You get all of that plus access to your music via "the cloud" for up to 10 devices at the same time.
OK, the value of that to you will depend very much on how often you think you'll want that facility and how much music you actually own, but it does compare quite well with the more DIY version you could do yourself with other services.
First, any music that is available in iTunes does not count towards your usage quota of 5Gb (it's not clear if more storage can be purchased at the moment) and you do not need to spend time uploading it because it's already there. So, if you have 400 albums and 399 are in iTunes, you'll only be uploading and storing 1.

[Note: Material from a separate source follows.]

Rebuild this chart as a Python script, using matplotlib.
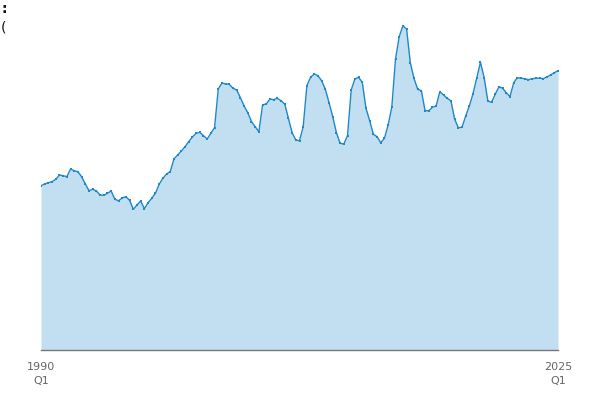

Second, $24.99 (probably £20.99 in the UK) isn't actually that expensive for cloud storage, taking a simplistic view 400 albums may be about 40Gb of storage, that'll currently set you back $9.99/month or $99/year on Dropbox or if you only want online music then Spotify will cost you £4.99 or £9.99 if you want to use it on a mobile device.
OK, this service doesn't match 100% with either of those two because Dropbox doesn't limit you to music storage and Spotify doesn't limit you to what you own, but it still comes in at about a third of the price.
If you have 250Gb+ of music like I do, then this is spectacularly good value (especially as I couldn't say for definite that all of the stuff I have is legit), but if you have <10Gb it doesn't make much sense at all.
I'm actually hoping that this takes away the need to even bother ripping a CD at all, it should be possible to put the disk in the drive and just download the tracks to all linked devices as soon as the album is identified.